Many other ways are available, including people power, such as peaceful mass protests on the streets, as Australian cities have seen so much of this past month. Seeking to withhold part or all of one’s taxes as a protest against unjust policies and the like is another option. There are plenty of options here.
The point is, politicians can often be corrupt, laws can often be unjust, and governments can often stop serving the people. In all these cases – at least in theory – the rule of law and the democratic process should allow for various ways to deal with this.
Yes sadly it does not always work, and sometimes corruption and arrogant leadership can get so bad (think of the state of Victoria here in Australia), that it appears that the normal means of cleaning up the mess are no longer available to us. So that may be when we start thinking about just revolution as a last resort. And of course the Christian will also be heavily involved in prayer and spiritual warfare as additional means by which we seek to clean up or drive out bad government and bad leaders.

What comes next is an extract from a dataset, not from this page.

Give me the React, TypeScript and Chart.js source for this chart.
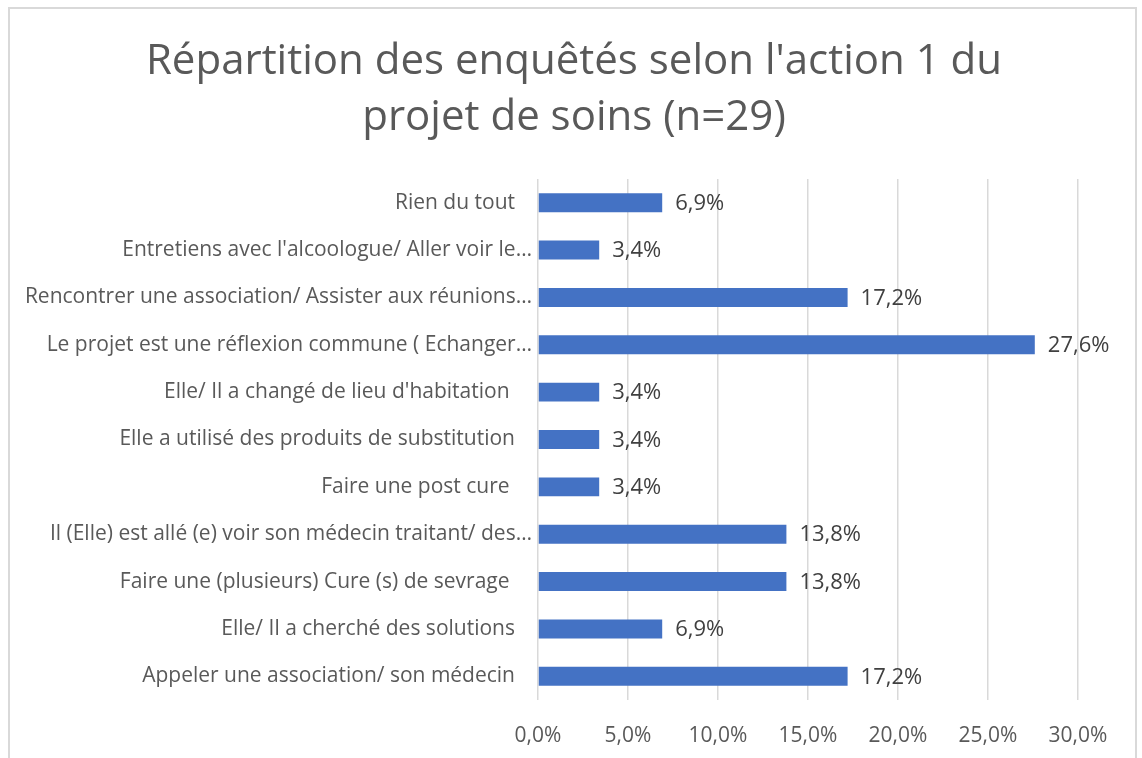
import React, { useEffect, useRef } from "react";
import { Chart, registerables } from "chart.js";

Chart.register(...registerables);

const titleLines = ["Répartition des enquêtés selon l'action 1 du", "projet de soins (n=29)"];

const categories = [
  "Rien du tout",
  "Entretiens avec l'alcoologue/ Aller voir le…",
  "Rencontrer une association/ Assister aux réunions…",
  "Le projet est une réflexion commune ( Echanger…",
  "Elle/ Il a changé de lieu d'habitation ",
  "Elle a utilisé des produits de substitution",
  "Faire une post cure ",
  "Il (Elle) est allé (e) voir son médecin traitant/ des…",
  "Faire une (plusieurs) Cure (s) de sevrage ",
  "Elle/ Il a cherché des solutions",
  "Appeler une association/ son médecin",
];

const values = [6.9, 3.4, 17.2, 27.6, 3.4, 3.4, 3.4, 13.8, 13.8, 6.9, 17.2];

const xMin = 0;
const xMax = 30;
const xStep = 5;

const FONT = "'Open Sans', Lato, sans-serif";

const fmt = (v: number) => v.toFixed(1).replace(".", ",") + "%";

const dataLabelPlugin = {
  id: "dataLabels",
  afterDatasetsDraw(chart: any) {
    const ctx = chart.ctx;
    const meta = chart.getDatasetMeta(0);
    ctx.save();
    ctx.font = `22px ${FONT}`;
    ctx.fillStyle = "#404040";
    ctx.textAlign = "left";
    ctx.textBaseline = "middle";
    meta.data.forEach((bar: any, i: number) => {
      ctx.fillText(fmt(values[i]), bar.x + 13, bar.y + 1);
    });
    ctx.restore();
  },
};

// Category labels: Excel right-aligns full labels a bit further from the axis
// than the truncated ("…") ones.
const categoryLabelPlugin = {
  id: "categoryLabels",
  afterDraw(chart: any) {
    const ctx = chart.ctx;
    const yScale = chart.scales.y;
    const left = chart.chartArea.left;
    ctx.save();
    ctx.font = `21px ${FONT}`;
    ctx.fillStyle = "#595959";
    ctx.textAlign = "right";
    ctx.textBaseline = "middle";
    categories.forEach((label, i) => {
      const y = yScale.getPixelForValue(i);
      const x = label.endsWith("…") ? left - 6 : left - 23;
      ctx.fillText(label, x, y);
    });
    ctx.restore();
  },
};

const titlePlugin = {
  id: "customTitle",
  afterDraw(chart: any) {
    const ctx = chart.ctx;
    ctx.save();
    ctx.font = `42px ${FONT}`;
    ctx.fillStyle = "#595959";
    ctx.textAlign = "center";
    ctx.textBaseline = "middle";
    titleLines.forEach((line, i) => {
      ctx.fillText(line, 574, 62 + i * 56);
    });
    ctx.restore();
  },
};

export default function App() {
  const ref = useRef<HTMLCanvasElement | null>(null);

  useEffect(() => {
    if (!ref.current) return;
    const chart = new Chart(ref.current, {
      type: "bar",
      data: {
        labels: categories,
        datasets: [
          {
            data: values,
            backgroundColor: "#4472C4",
            borderWidth: 0,
            categoryPercentage: 1,
            barPercentage: 0.4,
          },
        ],
      },
      options: {
        indexAxis: "y",
        animation: false,
        responsive: false,
        devicePixelRatio: 1,
        layout: { padding: { left: 0, right: 64, top: 179, bottom: 0 } },
        plugins: {
          legend: { display: false },
          tooltip: { enabled: false },
          title: { display: false },
        },
        scales: {
          x: {
            min: xMin,
            max: xMax,
            border: { display: false },
            grid: { color: "#d9d9d9", lineWidth: 1.5, drawTicks: false },
            ticks: {
              stepSize: xStep,
              color: "#595959",
              padding: 23,
              font: { family: FONT, size: 21 },
              callback: (v: any) => fmt(Number(v)),
            },
            afterFit: (scale: any) => {
              scale.height = 58;
            },
          },
          y: {
            border: { display: false },
            grid: { display: false },
            ticks: { display: false },
            afterFit: (scale: any) => {
              scale.width = 538;
            },
          },
        },
      },
      plugins: [dataLabelPlugin, categoryLabelPlugin, titlePlugin],
    });
    return () => chart.destroy();
  }, []);

  return (
    <div
      style={{
        position: "fixed",
        left: 0,
        top: 0,
        width: 1142,
        height: 758,
        overflow: "hidden",
        background: "#fff",
      }}
    >
      <canvas ref={ref} width={1142} height={758} style={{ position: "absolute", left: 0, top: 0 }} />
      <div
        style={{
          position: "absolute",
          left: 8,
          top: 7,
          width: 1129,
          height: 800,
          border: "2px solid #d9d9d9",
          boxSizing: "border-box",
          pointerEvents: "none",
        }}
      />
    </div>
  );
}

Finally, the bit about ‘government stealing our money’ is also something a text like Romans 13 addresses. Verse 6-7 say this: “For because of this you also pay taxes, for the authorities are ministers of God, attending to this very thing. Pay to all what is owed to them: taxes to whom taxes are owed, revenue to whom revenue is owed, respect to whom respect is owed, honor to whom honor is owed.”
So yes, there is a place for taxation, and no, taxation is not necessarily theft, as some folks claim. I have discussed that matter elsewhere as well, so see this piece: billmuehlenberg.com/2018/09/23/taxation-and-the-bible/
This has been all too brief and sketchy, and much more can and should be said. But hopefully a few broad biblical principles have been laid out here to help us as we think about how we are to react to governments and the state.